What this task involves:
Type out the data exactly as given. Skip any image.

Raw data:
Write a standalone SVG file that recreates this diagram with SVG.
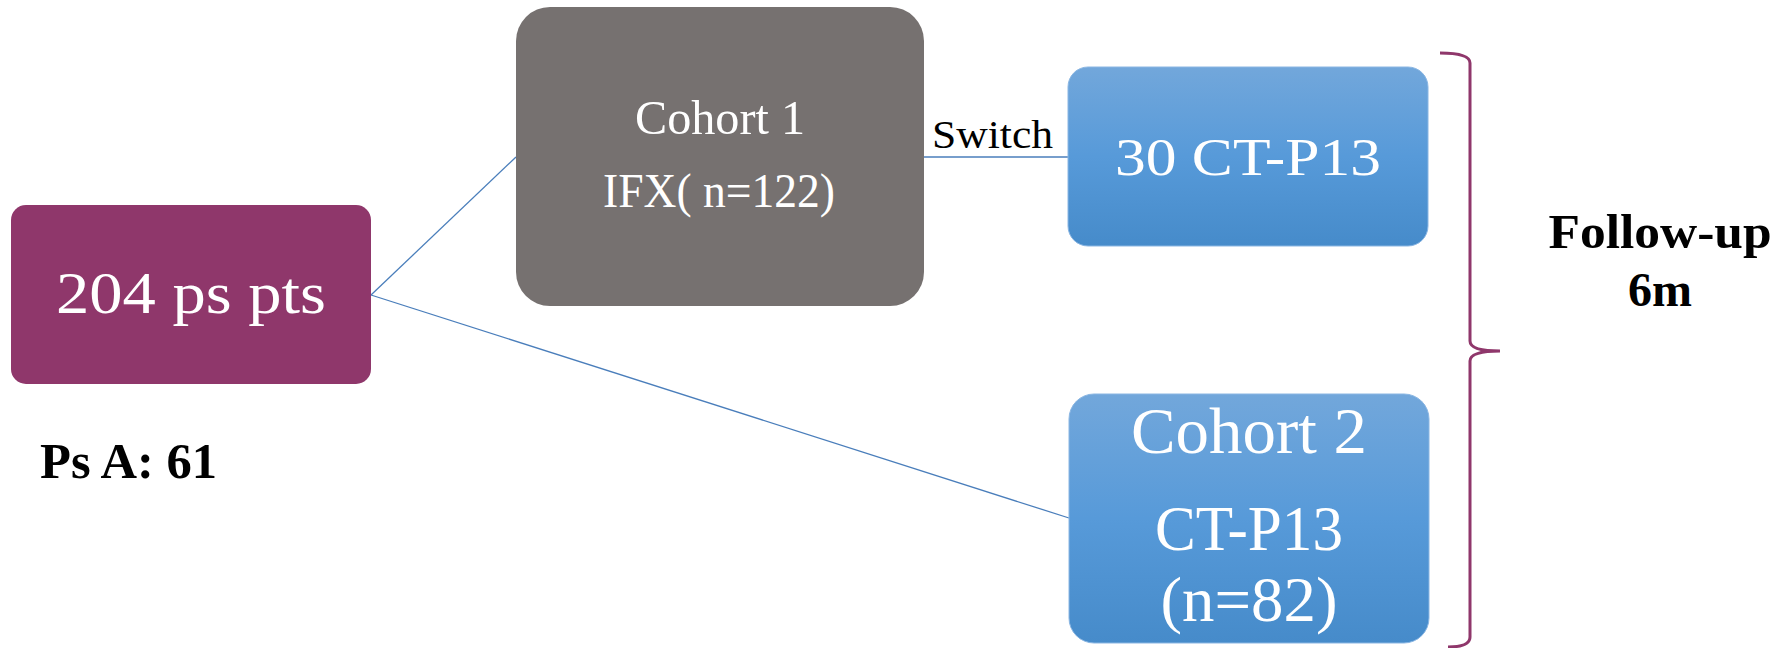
<svg xmlns="http://www.w3.org/2000/svg" width="1783" height="648" viewBox="0 0 1783 648">
<defs>
<linearGradient id="blue" x1="0" y1="0" x2="0" y2="1">
<stop offset="0" stop-color="#72a7db"/>
<stop offset="0.5" stop-color="#579ad9"/>
<stop offset="1" stop-color="#468bca"/>
</linearGradient>
<style>
.w{fill:#ffffff;font-family:"Liberation Serif",serif;text-anchor:middle}
.k{fill:#000000;font-family:"Liberation Serif",serif}
.b{font-weight:bold}
.con{stroke:#4a7ebb;stroke-width:1.3;fill:none}
.blue{fill:url(#blue);stroke:#8ab6e3;stroke-width:1}
</style>
</defs>
<rect width="1783" height="648" fill="#ffffff"/>
<g id="connectors">
<line class="con" x1="371" y1="295" x2="516" y2="157"/>
<line class="con" x1="371" y1="295" x2="1069" y2="518"/>
<line class="con" x1="924" y1="157" x2="1068" y2="157"/>
<text class="k" x="932" y="148" font-size="40" textLength="121" lengthAdjust="spacingAndGlyphs">Switch</text>
</g>
<g id="n204">
<rect x="11" y="205" width="360" height="179" rx="15" fill="#8f376b"/>
<text class="w" x="191" y="313" font-size="60" textLength="270" lengthAdjust="spacingAndGlyphs">204 ps pts</text>
</g>
<g id="cohort1">
<rect x="516" y="7" width="408" height="299" rx="34" fill="#767170"/>
<text class="w" x="720" y="134" font-size="48" textLength="170" lengthAdjust="spacingAndGlyphs">Cohort 1</text>
<text class="w" x="719" y="207" font-size="48" textLength="232" lengthAdjust="spacingAndGlyphs">IFX( n=122)</text>
</g>
<g id="ct30">
<rect class="blue" x="1068" y="67" width="360" height="179" rx="20"/>
<text class="w" x="1248" y="175" font-size="52" textLength="266" lengthAdjust="spacingAndGlyphs">30 CT-P13</text>
</g>
<g id="cohort2">
<rect class="blue" x="1069" y="394" width="360" height="249" rx="25"/>
<text class="w" x="1249" y="453" font-size="66" textLength="236" lengthAdjust="spacingAndGlyphs">Cohort 2</text>
<text class="w" x="1249" y="550" font-size="64" textLength="188" lengthAdjust="spacingAndGlyphs">CT-P13</text>
<text class="w" x="1249" y="621" font-size="64" textLength="177" lengthAdjust="spacingAndGlyphs">(n=82)</text>
</g>
<g id="brace">
<path d="M1440,53 Q1470,53 1470,63 L1470,341 Q1470,351 1500,351 Q1470,351 1470,361 L1470,637 Q1470,647 1448,647" fill="none" stroke="#8f376b" stroke-width="3"/>
</g>
<g id="followup">
<text class="k b" x="1660" y="248" font-size="48" text-anchor="middle" textLength="223" lengthAdjust="spacingAndGlyphs">Follow-up</text>
<text class="k b" x="1660" y="306" font-size="48" text-anchor="middle">6m</text>
</g>
<g id="psa">
<text class="k b" x="40" y="478" font-size="50" textLength="177" lengthAdjust="spacingAndGlyphs">Ps A: 61</text>
</g>
</svg>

Reply:
Write a standalone SVG file that recreates this diagram with SVG.
<svg xmlns="http://www.w3.org/2000/svg" width="1783" height="648" viewBox="0 0 1783 648">
<defs>
<linearGradient id="blue" x1="0" y1="0" x2="0" y2="1">
<stop offset="0" stop-color="#72a7db"/>
<stop offset="0.5" stop-color="#579ad9"/>
<stop offset="1" stop-color="#468bca"/>
</linearGradient>
<style>
.w{fill:#ffffff;font-family:"Liberation Serif",serif;text-anchor:middle}
.k{fill:#000000;font-family:"Liberation Serif",serif}
.b{font-weight:bold}
.con{stroke:#4a7ebb;stroke-width:1.3;fill:none}
.blue{fill:url(#blue);stroke:#8ab6e3;stroke-width:1}
</style>
</defs>
<rect width="1783" height="648" fill="#ffffff"/>
<g id="connectors">
<line class="con" x1="371" y1="295" x2="516" y2="157"/>
<line class="con" x1="371" y1="295" x2="1069" y2="518"/>
<line class="con" x1="924" y1="157" x2="1068" y2="157"/>
<text class="k" x="932" y="148" font-size="40" textLength="121" lengthAdjust="spacingAndGlyphs">Switch</text>
</g>
<g id="n204">
<rect x="11" y="205" width="360" height="179" rx="15" fill="#8f376b"/>
<text class="w" x="191" y="313" font-size="60" textLength="270" lengthAdjust="spacingAndGlyphs">204 ps pts</text>
</g>
<g id="cohort1">
<rect x="516" y="7" width="408" height="299" rx="34" fill="#767170"/>
<text class="w" x="720" y="134" font-size="48" textLength="170" lengthAdjust="spacingAndGlyphs">Cohort 1</text>
<text class="w" x="719" y="207" font-size="48" textLength="232" lengthAdjust="spacingAndGlyphs">IFX( n=122)</text>
</g>
<g id="ct30">
<rect class="blue" x="1068" y="67" width="360" height="179" rx="20"/>
<text class="w" x="1248" y="175" font-size="52" textLength="266" lengthAdjust="spacingAndGlyphs">30 CT-P13</text>
</g>
<g id="cohort2">
<rect class="blue" x="1069" y="394" width="360" height="249" rx="25"/>
<text class="w" x="1249" y="453" font-size="66" textLength="236" lengthAdjust="spacingAndGlyphs">Cohort 2</text>
<text class="w" x="1249" y="550" font-size="64" textLength="188" lengthAdjust="spacingAndGlyphs">CT-P13</text>
<text class="w" x="1249" y="621" font-size="64" textLength="177" lengthAdjust="spacingAndGlyphs">(n=82)</text>
</g>
<g id="brace">
<path d="M1440,53 Q1470,53 1470,63 L1470,341 Q1470,351 1500,351 Q1470,351 1470,361 L1470,637 Q1470,647 1448,647" fill="none" stroke="#8f376b" stroke-width="3"/>
</g>
<g id="followup">
<text class="k b" x="1660" y="248" font-size="48" text-anchor="middle" textLength="223" lengthAdjust="spacingAndGlyphs">Follow-up</text>
<text class="k b" x="1660" y="306" font-size="48" text-anchor="middle">6m</text>
</g>
<g id="psa">
<text class="k b" x="40" y="478" font-size="50" textLength="177" lengthAdjust="spacingAndGlyphs">Ps A: 61</text>
</g>
</svg>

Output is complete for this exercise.